● Stored data:
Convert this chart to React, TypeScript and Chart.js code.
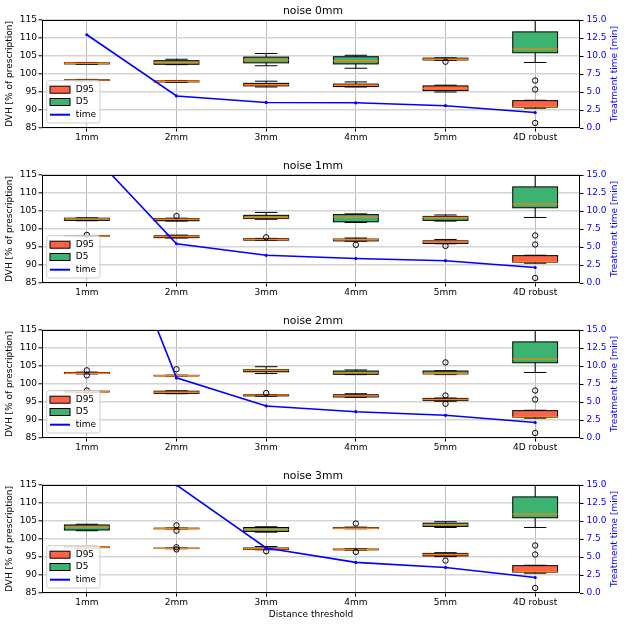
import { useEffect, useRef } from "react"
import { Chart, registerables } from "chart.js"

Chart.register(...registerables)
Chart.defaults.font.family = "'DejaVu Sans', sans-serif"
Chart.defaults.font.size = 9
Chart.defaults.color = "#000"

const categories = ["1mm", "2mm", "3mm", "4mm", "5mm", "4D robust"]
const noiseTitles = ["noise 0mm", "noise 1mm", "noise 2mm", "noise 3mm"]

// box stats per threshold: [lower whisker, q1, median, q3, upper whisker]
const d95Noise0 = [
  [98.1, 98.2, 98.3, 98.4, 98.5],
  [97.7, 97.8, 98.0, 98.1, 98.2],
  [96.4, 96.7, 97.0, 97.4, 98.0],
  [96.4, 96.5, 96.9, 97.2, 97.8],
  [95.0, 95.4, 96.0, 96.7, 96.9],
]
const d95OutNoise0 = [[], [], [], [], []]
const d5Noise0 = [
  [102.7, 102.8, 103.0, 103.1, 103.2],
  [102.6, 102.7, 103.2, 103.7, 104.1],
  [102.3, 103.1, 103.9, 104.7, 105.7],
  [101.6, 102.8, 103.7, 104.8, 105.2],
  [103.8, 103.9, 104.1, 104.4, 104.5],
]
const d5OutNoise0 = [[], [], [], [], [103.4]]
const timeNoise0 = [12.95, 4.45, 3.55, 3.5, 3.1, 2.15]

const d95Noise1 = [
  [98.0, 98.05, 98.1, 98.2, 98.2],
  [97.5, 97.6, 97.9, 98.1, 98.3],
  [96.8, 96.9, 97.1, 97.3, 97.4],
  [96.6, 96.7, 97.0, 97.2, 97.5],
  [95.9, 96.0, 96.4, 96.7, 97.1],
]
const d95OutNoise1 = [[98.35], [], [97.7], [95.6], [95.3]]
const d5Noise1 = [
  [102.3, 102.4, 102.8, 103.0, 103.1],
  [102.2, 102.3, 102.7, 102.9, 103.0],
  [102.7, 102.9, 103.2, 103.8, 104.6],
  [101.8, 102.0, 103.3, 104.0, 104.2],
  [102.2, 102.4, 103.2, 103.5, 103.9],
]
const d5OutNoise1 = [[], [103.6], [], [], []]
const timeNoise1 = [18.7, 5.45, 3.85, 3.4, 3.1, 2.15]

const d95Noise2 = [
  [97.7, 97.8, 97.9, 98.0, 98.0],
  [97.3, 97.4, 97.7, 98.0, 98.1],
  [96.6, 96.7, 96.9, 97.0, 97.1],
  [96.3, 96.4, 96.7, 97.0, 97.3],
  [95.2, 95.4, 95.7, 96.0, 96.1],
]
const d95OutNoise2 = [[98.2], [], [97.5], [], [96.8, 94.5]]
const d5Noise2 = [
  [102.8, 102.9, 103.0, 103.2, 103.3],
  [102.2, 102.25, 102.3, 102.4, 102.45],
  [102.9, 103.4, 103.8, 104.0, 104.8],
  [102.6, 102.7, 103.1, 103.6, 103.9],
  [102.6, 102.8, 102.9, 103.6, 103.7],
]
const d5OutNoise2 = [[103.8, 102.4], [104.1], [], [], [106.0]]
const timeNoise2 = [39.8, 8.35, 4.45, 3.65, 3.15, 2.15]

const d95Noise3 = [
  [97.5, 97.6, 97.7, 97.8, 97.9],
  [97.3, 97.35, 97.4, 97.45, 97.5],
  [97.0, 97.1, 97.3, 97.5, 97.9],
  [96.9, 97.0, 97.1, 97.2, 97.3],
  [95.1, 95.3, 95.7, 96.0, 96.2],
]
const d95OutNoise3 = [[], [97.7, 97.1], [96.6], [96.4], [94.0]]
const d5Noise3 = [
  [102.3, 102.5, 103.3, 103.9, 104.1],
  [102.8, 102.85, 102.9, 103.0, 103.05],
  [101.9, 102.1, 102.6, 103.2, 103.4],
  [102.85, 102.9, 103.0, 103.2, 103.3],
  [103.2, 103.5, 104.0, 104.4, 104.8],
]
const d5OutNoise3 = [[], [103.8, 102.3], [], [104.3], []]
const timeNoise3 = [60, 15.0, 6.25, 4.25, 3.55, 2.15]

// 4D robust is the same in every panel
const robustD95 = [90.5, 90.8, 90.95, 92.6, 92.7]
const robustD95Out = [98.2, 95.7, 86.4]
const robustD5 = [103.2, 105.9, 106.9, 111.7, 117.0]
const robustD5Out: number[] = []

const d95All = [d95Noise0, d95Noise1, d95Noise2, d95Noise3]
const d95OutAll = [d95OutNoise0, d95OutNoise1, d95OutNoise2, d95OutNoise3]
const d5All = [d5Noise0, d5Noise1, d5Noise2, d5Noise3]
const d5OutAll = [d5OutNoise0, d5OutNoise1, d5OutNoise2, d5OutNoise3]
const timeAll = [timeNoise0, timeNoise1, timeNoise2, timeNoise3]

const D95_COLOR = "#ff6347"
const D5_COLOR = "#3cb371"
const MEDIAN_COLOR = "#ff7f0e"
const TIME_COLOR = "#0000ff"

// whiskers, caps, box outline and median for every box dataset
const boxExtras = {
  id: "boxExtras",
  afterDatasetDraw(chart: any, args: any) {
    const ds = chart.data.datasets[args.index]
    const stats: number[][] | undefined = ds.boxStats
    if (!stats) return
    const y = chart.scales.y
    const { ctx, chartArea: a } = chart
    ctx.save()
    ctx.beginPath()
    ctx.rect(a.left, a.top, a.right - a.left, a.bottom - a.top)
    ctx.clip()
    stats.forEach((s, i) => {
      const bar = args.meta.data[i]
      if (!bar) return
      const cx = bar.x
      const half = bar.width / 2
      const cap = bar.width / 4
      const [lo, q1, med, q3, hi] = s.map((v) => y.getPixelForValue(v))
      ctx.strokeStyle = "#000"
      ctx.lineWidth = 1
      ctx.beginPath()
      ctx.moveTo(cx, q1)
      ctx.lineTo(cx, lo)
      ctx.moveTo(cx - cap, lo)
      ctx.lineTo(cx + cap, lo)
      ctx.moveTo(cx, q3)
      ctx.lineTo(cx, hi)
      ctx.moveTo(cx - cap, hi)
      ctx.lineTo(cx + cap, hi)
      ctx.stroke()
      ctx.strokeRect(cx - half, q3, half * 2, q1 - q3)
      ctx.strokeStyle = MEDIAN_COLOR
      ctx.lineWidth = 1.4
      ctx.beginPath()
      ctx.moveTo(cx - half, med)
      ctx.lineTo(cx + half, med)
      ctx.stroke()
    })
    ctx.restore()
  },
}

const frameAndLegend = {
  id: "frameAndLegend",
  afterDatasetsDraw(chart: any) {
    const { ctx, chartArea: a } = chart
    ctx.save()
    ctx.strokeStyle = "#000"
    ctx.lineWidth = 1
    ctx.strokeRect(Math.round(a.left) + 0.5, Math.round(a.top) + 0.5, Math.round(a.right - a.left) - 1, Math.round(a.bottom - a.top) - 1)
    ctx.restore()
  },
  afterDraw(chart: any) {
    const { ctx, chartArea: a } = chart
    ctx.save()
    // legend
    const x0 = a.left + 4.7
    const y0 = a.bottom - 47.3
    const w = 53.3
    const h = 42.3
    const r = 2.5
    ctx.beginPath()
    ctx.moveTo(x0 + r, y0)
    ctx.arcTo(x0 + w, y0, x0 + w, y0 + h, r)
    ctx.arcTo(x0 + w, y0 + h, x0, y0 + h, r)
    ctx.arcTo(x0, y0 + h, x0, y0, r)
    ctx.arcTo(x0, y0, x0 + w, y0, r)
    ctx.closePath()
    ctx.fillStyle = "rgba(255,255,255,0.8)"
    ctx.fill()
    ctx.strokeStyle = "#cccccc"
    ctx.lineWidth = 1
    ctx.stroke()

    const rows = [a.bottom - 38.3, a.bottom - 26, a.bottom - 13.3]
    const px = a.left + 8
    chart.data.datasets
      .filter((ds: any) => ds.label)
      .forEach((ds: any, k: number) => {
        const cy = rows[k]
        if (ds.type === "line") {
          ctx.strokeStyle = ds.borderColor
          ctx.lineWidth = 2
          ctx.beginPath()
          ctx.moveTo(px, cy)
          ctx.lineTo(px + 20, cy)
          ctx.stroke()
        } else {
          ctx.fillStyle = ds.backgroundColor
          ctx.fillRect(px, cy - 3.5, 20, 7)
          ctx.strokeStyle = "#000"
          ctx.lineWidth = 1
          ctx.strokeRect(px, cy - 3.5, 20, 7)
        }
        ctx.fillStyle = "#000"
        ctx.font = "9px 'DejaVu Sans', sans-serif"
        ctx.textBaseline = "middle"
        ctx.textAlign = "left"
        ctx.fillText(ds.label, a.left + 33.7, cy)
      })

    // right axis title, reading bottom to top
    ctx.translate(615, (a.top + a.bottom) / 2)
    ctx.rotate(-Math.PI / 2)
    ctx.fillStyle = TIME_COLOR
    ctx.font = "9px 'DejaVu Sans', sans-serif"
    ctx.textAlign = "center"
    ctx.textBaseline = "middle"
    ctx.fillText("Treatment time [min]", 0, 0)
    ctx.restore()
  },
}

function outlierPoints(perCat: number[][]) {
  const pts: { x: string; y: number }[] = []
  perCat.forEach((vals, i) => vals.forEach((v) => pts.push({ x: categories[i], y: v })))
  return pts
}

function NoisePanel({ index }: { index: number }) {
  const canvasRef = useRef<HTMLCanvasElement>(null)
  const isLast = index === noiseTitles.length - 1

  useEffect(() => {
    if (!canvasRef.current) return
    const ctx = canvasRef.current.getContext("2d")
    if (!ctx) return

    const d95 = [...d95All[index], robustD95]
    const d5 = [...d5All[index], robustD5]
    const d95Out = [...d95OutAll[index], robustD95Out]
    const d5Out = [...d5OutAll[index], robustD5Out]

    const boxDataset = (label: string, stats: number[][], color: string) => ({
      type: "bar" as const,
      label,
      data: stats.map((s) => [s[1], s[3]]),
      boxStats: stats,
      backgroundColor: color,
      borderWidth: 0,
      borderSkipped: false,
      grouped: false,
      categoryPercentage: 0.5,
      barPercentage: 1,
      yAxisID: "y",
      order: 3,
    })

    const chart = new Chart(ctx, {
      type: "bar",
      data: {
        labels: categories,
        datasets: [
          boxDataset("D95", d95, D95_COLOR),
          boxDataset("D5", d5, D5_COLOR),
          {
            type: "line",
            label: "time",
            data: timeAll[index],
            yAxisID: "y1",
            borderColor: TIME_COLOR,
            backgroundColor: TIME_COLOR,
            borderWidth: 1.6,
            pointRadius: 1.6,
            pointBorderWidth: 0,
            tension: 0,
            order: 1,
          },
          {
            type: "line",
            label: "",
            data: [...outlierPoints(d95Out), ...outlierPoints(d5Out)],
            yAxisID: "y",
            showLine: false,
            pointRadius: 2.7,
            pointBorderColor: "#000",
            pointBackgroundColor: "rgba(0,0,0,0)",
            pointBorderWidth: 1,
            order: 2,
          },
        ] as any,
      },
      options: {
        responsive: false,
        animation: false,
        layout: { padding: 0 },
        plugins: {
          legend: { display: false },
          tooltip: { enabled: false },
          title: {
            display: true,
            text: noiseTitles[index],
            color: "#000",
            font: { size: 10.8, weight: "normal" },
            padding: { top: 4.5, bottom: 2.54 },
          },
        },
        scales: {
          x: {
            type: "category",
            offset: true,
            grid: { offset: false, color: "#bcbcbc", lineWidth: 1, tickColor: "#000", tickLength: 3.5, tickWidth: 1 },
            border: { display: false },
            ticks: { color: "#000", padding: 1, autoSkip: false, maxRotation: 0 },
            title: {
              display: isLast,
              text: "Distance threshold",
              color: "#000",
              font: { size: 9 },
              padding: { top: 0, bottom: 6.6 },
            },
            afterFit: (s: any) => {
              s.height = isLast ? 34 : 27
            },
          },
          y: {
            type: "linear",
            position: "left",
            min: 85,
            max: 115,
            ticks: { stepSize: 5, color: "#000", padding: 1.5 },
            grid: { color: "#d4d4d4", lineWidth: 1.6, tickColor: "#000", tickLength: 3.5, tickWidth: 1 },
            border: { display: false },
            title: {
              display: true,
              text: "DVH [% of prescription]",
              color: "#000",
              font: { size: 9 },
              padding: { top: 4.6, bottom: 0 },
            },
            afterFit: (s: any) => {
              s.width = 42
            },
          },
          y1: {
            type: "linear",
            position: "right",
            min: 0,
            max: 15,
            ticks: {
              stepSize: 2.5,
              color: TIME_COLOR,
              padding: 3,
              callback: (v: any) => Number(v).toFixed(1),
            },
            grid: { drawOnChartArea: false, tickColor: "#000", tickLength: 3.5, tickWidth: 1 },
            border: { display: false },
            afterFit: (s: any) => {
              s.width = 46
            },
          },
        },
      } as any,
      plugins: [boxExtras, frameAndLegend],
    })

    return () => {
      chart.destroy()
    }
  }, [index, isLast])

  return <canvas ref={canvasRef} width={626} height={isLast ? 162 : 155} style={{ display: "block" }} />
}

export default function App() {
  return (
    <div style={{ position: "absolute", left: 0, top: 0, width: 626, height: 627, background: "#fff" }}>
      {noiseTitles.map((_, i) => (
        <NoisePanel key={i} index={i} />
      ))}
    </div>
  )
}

● Task to carry out:
Starting with the first line of the data above and ending with the line containing "const timeNoise2 = [39.8, 8.35, 4.45, 3.65, 3.15, 2.15]", please restate every line exactly, leaving images out.

● Answer to this task:
Convert this chart to React, TypeScript and Chart.js code.
import { useEffect, useRef } from "react"
import { Chart, registerables } from "chart.js"

Chart.register(...registerables)
Chart.defaults.font.family = "'DejaVu Sans', sans-serif"
Chart.defaults.font.size = 9
Chart.defaults.color = "#000"

const categories = ["1mm", "2mm", "3mm", "4mm", "5mm", "4D robust"]
const noiseTitles = ["noise 0mm", "noise 1mm", "noise 2mm", "noise 3mm"]

// box stats per threshold: [lower whisker, q1, median, q3, upper whisker]
const d95Noise0 = [
  [98.1, 98.2, 98.3, 98.4, 98.5],
  [97.7, 97.8, 98.0, 98.1, 98.2],
  [96.4, 96.7, 97.0, 97.4, 98.0],
  [96.4, 96.5, 96.9, 97.2, 97.8],
  [95.0, 95.4, 96.0, 96.7, 96.9],
]
const d95OutNoise0 = [[], [], [], [], []]
const d5Noise0 = [
  [102.7, 102.8, 103.0, 103.1, 103.2],
  [102.6, 102.7, 103.2, 103.7, 104.1],
  [102.3, 103.1, 103.9, 104.7, 105.7],
  [101.6, 102.8, 103.7, 104.8, 105.2],
  [103.8, 103.9, 104.1, 104.4, 104.5],
]
const d5OutNoise0 = [[], [], [], [], [103.4]]
const timeNoise0 = [12.95, 4.45, 3.55, 3.5, 3.1, 2.15]

const d95Noise1 = [
  [98.0, 98.05, 98.1, 98.2, 98.2],
  [97.5, 97.6, 97.9, 98.1, 98.3],
  [96.8, 96.9, 97.1, 97.3, 97.4],
  [96.6, 96.7, 97.0, 97.2, 97.5],
  [95.9, 96.0, 96.4, 96.7, 97.1],
]
const d95OutNoise1 = [[98.35], [], [97.7], [95.6], [95.3]]
const d5Noise1 = [
  [102.3, 102.4, 102.8, 103.0, 103.1],
  [102.2, 102.3, 102.7, 102.9, 103.0],
  [102.7, 102.9, 103.2, 103.8, 104.6],
  [101.8, 102.0, 103.3, 104.0, 104.2],
  [102.2, 102.4, 103.2, 103.5, 103.9],
]
const d5OutNoise1 = [[], [103.6], [], [], []]
const timeNoise1 = [18.7, 5.45, 3.85, 3.4, 3.1, 2.15]

const d95Noise2 = [
  [97.7, 97.8, 97.9, 98.0, 98.0],
  [97.3, 97.4, 97.7, 98.0, 98.1],
  [96.6, 96.7, 96.9, 97.0, 97.1],
  [96.3, 96.4, 96.7, 97.0, 97.3],
  [95.2, 95.4, 95.7, 96.0, 96.1],
]
const d95OutNoise2 = [[98.2], [], [97.5], [], [96.8, 94.5]]
const d5Noise2 = [
  [102.8, 102.9, 103.0, 103.2, 103.3],
  [102.2, 102.25, 102.3, 102.4, 102.45],
  [102.9, 103.4, 103.8, 104.0, 104.8],
  [102.6, 102.7, 103.1, 103.6, 103.9],
  [102.6, 102.8, 102.9, 103.6, 103.7],
]
const d5OutNoise2 = [[103.8, 102.4], [104.1], [], [], [106.0]]
const timeNoise2 = [39.8, 8.35, 4.45, 3.65, 3.15, 2.15]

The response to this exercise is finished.